- [EXERCISE DIRECTIONS]:
Select all lines in the records that include "code".

- [DATA FOR THIS EXERCISE]:
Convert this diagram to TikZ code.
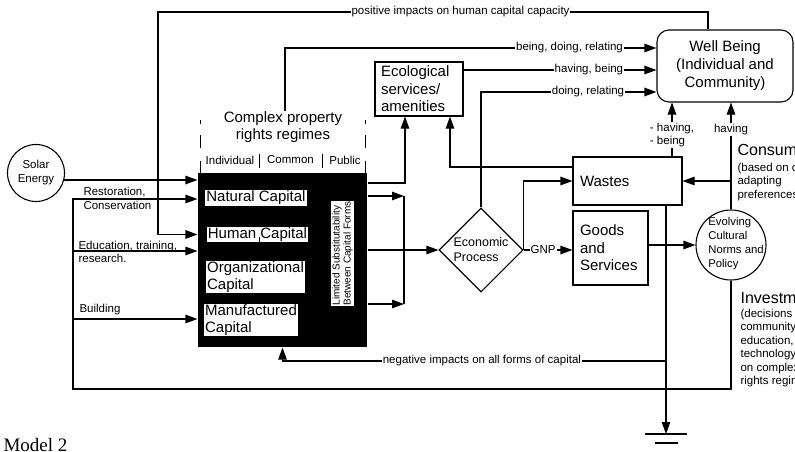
\documentclass[tikz,border=0pt]{standalone}
\usepackage{fontspec}
\setmainfont{Liberation Sans}
\newfontfamily\modelfont{Liberation Serif}
\usetikzlibrary{shapes.geometric,arrows.meta}

\tikzset{
  >={Triangle[length=12pt,width=8.5pt]},
  box/.style={draw, align=left, inner sep=0pt, font=\fontsize{15}{17.5}\selectfont},
  capbox/.style={fill=white, align=left, inner sep=1pt, font=\fontsize{15}{17}\selectfont},
  lbl/.style={fill=white, inner sep=1pt, font=\fontsize{11.5}{13.5}\selectfont},
  smalltext/.style={inner sep=0pt, font=\fontsize{11.5}{13.5}\selectfont},
  bigtext/.style={inner sep=0pt, font=\fontsize{15}{17}\selectfont},
}

\begin{document}
\begin{tikzpicture}[x=1pt, y=-1pt, line width=1.1pt]
    \useasboundingbox (0, 0) rectangle (795, 452);
    \clip (0, 0) rectangle (795, 452);

    % nodes
    \path ( 36, 173) node [draw, circle, minimum size=57pt, inner sep=0pt, align=center,
        font=\fontsize{11.5}{14}\selectfont] (solar) {Solar\\Energy};
    \path (282.5, 260) node [fill=black, minimum width=169pt, minimum height=174pt, inner sep=0pt] (capital) {};
    \path (256, 198) node [capbox] (natural) {Natural Capital};
    \path (257.5, 234.5) node [capbox] (human) {Human Capital};
    \path (255.5, 277) node [capbox] (organizational) {Organizational\\Capital};
    \path (251, 320) node [capbox] (manufactured) {Manufactured\\Capital};
    \path (342.5, 253.5) node [capbox, rotate=90, font=\fontsize{10}{11}\selectfont] (substitution)
        {Limited Substitutability\\Between Capital Forms};
    \path (283, 127) node [bigtext, align=center] (regimes) {Complex property\\rights regimes};
    \path (230, 160) node [smalltext] (individual) {Individual};
    \path (290.5, 160) node [smalltext] (common) {Common};
    \path (345, 160) node [smalltext] (public) {Public};
    \path (419, 89) node [box, minimum width=88pt, minimum height=54pt, text width=76pt] (ecological)
        {Ecological\\services/\\amenities};
    \path (725, 66) node [draw, rounded corners=12pt, minimum width=136pt, minimum height=72pt,
        align=center, font=\fontsize{15}{18}\selectfont] (wellbeing) {Well Being\\(Individual and\\Community)};
    \path (481, 250) node [draw, diamond, minimum width=84pt, minimum height=84pt, inner sep=0pt,
        align=left, font=\fontsize{12.5}{15}\selectfont] (economic) {Economic\\Process};
    \path (627.5, 181) node [box, minimum width=109pt, minimum height=48pt, text width=95pt] (wastes) {Wastes};
    \path (610.5, 248) node [box, minimum width=75pt, minimum height=74pt, text width=61pt] (goods)
        {Goods\\and\\Services};
    \path (731, 245) node [draw, circle, minimum size=70pt, inner sep=0pt] (norms) {};
    \path (736, 244) node [inner sep=0pt, align=left, font=\fontsize{11.3}{14}\selectfont] (normsText)
        {Evolving\\Cultural\\Norms and\\Policy};
    \path (737, 155) node [bigtext, anchor=base west, font=\fontsize{16}{18}\selectfont] (consumption) {Consumption};
    \path (737, 162.6) node [smalltext, anchor=north west, align=left] (consumptionNote)
        {(based on changing,\\adapting\\preferences)};
    \path (740, 303) node [bigtext, anchor=base west, font=\fontsize{16}{18}\selectfont] (investment) {Investment};
    \path (740, 308.6) node [smalltext, anchor=north west, align=left] (investmentNote)
        {(decisions about\\community,\\education,\\technology,\\on complex property\\rights regimes)};
    \path (83, 195) node [smalltext, anchor=base west] (restoration) {Restoration,};
    \path (83, 209) node [smalltext, anchor=base west] (conservation) {Conservation};
    \path (78, 249) node [smalltext, anchor=base west] (education) {Education, training,};
    \path (78, 262) node [smalltext, anchor=base west] (research) {research.};
    \path (79, 312) node [smalltext, anchor=base west] (building) {Building};
    \path (3, 451) node [anchor=base west, inner sep=0pt, font=\modelfont\fontsize{19}{22}\selectfont] (model) {Model 2};

    % helper points
    \coordinate (posL) at (158, 12);
    \coordinate (posR) at (708, 12);
    \coordinate (bdr) at (285, 48);
    \coordinate (hb) at (463, 70);
    \coordinate (dr) at (481, 92);
    \coordinate (ecoIn) at (405, 183);
    \coordinate (wasteOut) at (450, 167);
    \coordinate (barTop) at (404, 196);
    \coordinate (barBot) at (404, 304);
    \coordinate (restore) at (73, 199);
    \coordinate (educate) at (73, 251);
    \coordinate (build) at (73, 319);
    \coordinate (loopL) at (73, 389);
    \coordinate (neg) at (666, 361);
    \coordinate (havingX) at (672, 130);
    \coordinate (ground) at (666, 434);

    % property rights brackets and columns
    \draw [line width=1pt, dash pattern=on 4pt off 11pt on 13pt off 13pt on 12pt] (200, 120) -- (200, 173);
    \draw [line width=1pt, dash pattern=on 4pt off 11pt on 13pt off 13pt on 12pt] (365, 120) -- (365, 173);
    \draw [line width=1pt] (259, 154) -- (259, 168);
    \draw [line width=1pt] (322, 154) -- (322, 168);
    \draw [line width=0.8pt] (259, 237) -- (259, 243);

    % connectors
    \draw [->] (posR |- wellbeing.north) -- (posR)
        -- node [lbl, pos=0.45] {positive impacts on human capital capacity} (posL)
        |- (capital.west |- human);
    \draw [->] (bdr |- regimes.north) |- node [lbl, pos=0.883] {being, doing, relating} (wellbeing.west |- bdr);
    \draw [->] (ecological.east |- hb) -- node [lbl, pos=0.65] {having, being} (wellbeing.west |- hb);
    \draw [->] (economic.north) |- node [lbl, pos=0.805] {doing, relating} (wellbeing.west |- dr);
    \draw [->] (capital.east |- ecoIn) -| (ecological.south -| ecoIn);
    \draw [->] (wastes.west |- wasteOut) -| (ecological.south -| wasteOut);
    \draw [->] (capital.east |- barTop) -- (barTop);
    \draw [->] (capital.east |- barBot) -- (barBot);
    \draw (barTop) -- (barBot);
    \draw [->] (capital.east |- economic) -- (economic.west);
    \draw [->] (solar.-14) -- (capital.west |- solar.-14);
    \draw [->] (norms.south) |- (loopL) |- (capital.west |- restore);
    \draw [->] (educate) -- (capital.west |- educate);
    \draw [->] (build) -- (capital.west |- build);
    \draw [->] (economic.east) -- node [lbl, pos=0.4] {GNP} (goods.west |- economic);
    \draw [->] (economic.east) |- (wastes.west);
    \draw [->] (goods.east |- norms) -- (norms.west);
    \draw [->] (wastes.north -| havingX) -- node [lbl, align=left, pos=0.4] {- having,\\- being} (wellbeing.south -| havingX);
    \draw [->] (norms.north) -- node [lbl, pos=0.75] {having} (wellbeing.south -| norms.north);
    \draw [->] (norms.north |- wastes.east) -- (wastes.east);
    \draw [->] (wastes.south -| ground) -- (ground);
    \draw [->] (neg) -| node [lbl, pos=0.24] {negative impacts on all forms of capital} (capital.south);
    \draw ([xshift=-21pt]ground) -- ([xshift=21pt]ground);
    \draw ([xshift=-11pt, yshift=-9pt]ground) -- ([xshift=12pt, yshift=-9pt]ground);
\end{tikzpicture}
\end{document}
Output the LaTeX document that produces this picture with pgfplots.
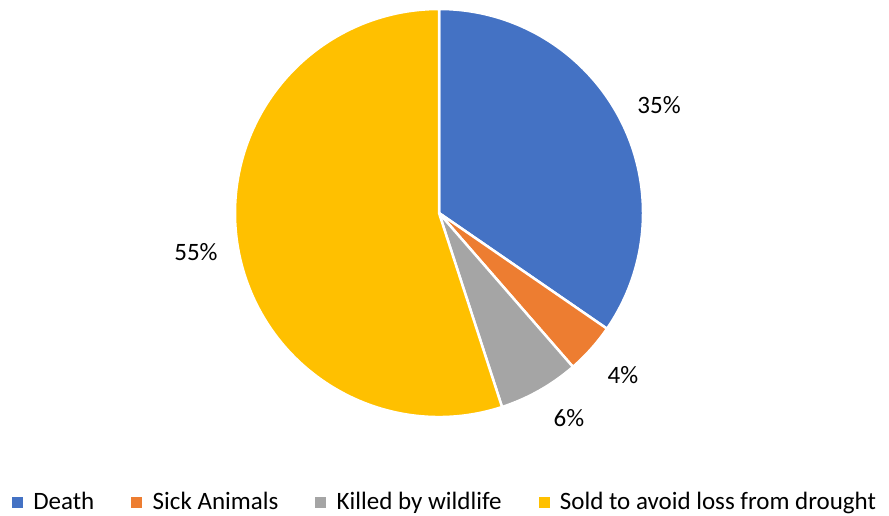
\documentclass[border=0pt]{standalone}
\usepackage{pgfplots}
\pgfplotsset{compat=1.18}
\usepackage{fontspec}
\setmainfont{Carlito}
\definecolor{cDeath}{HTML}{4472C4}
\definecolor{cSick}{HTML}{ED7D31}
\definecolor{cWild}{HTML}{A5A5A5}
\definecolor{cSold}{HTML}{FFC000}
\begin{document}
\begin{tikzpicture}
\begin{axis}[
  hide axis, scale only axis, clip=false,
  x=1bp, y=1bp,
  xmin=0, xmax=889, ymin=0, ymax=516,
  legend columns=4,
  legend style={draw=none, fill=none, at={(axis cs:445,14)}, anchor=center,
    font=\fontsize{25bp}{29bp}\selectfont,
    /tikz/every odd column/.append style={column sep=9bp},
    /tikz/every even column/.append style={column sep=35bp}},
  legend cell align=left,
]
\path (axis cs:0,0) rectangle (axis cs:889,516);
\addlegendimage{legend image code/.code={\fill[cDeath] (0bp,-5bp) rectangle (10bp,5bp);}}
\addlegendentry{Death}
\addlegendimage{legend image code/.code={\fill[cSick] (0bp,-5bp) rectangle (10bp,5bp);}}
\addlegendentry{Sick Animals}
\addlegendimage{legend image code/.code={\fill[cWild] (0bp,-5bp) rectangle (10bp,5bp);}}
\addlegendentry{Killed by wildlife}
\addlegendimage{legend image code/.code={\fill[cSold] (0bp,-5bp) rectangle (10bp,5bp);}}
\addlegendentry{Sold to avoid loss from drought}
\def\cum{0}
\pgfplotsforeachungrouped \v/\c in {34.6/cDeath, 4.0/cSick, 6.4/cWild, 55.0/cSold}{%
  \pgfmathsetmacro\sa{90-3.6*\cum}%
  \pgfmathsetmacro\ea{90-3.6*(\cum+\v)}%
  \edef\temp{\noexpand\fill[\c, draw=white, line width=2.5bp, line join=round] (axis cs:439,303) -- ++(\sa:204bp) arc[start angle=\sa, end angle=\ea, radius=204bp] -- cycle;}%
  \temp
  \pgfmathsetmacro\cum{\cum+\v}%
}
\node[font=\fontsize{25bp}{29bp}\selectfont] at (axis cs:659,411) {35\%};
\node[font=\fontsize{25bp}{29bp}\selectfont] at (axis cs:623,141) {4\%};
\node[font=\fontsize{25bp}{29bp}\selectfont] at (axis cs:569,98) {6\%};
\node[font=\fontsize{25bp}{29bp}\selectfont] at (axis cs:196,264) {55\%};
\end{axis}
\end{tikzpicture}
\end{document}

- [COMPLETED EXERCISE]:
Convert this diagram to TikZ code.
\addlegendimage{legend image code/.code={\fill[cDeath] (0bp,-5bp) rectangle (10bp,5bp);}}
\addlegendimage{legend image code/.code={\fill[cSick] (0bp,-5bp) rectangle (10bp,5bp);}}
\addlegendimage{legend image code/.code={\fill[cWild] (0bp,-5bp) rectangle (10bp,5bp);}}
\addlegendimage{legend image code/.code={\fill[cSold] (0bp,-5bp) rectangle (10bp,5bp);}}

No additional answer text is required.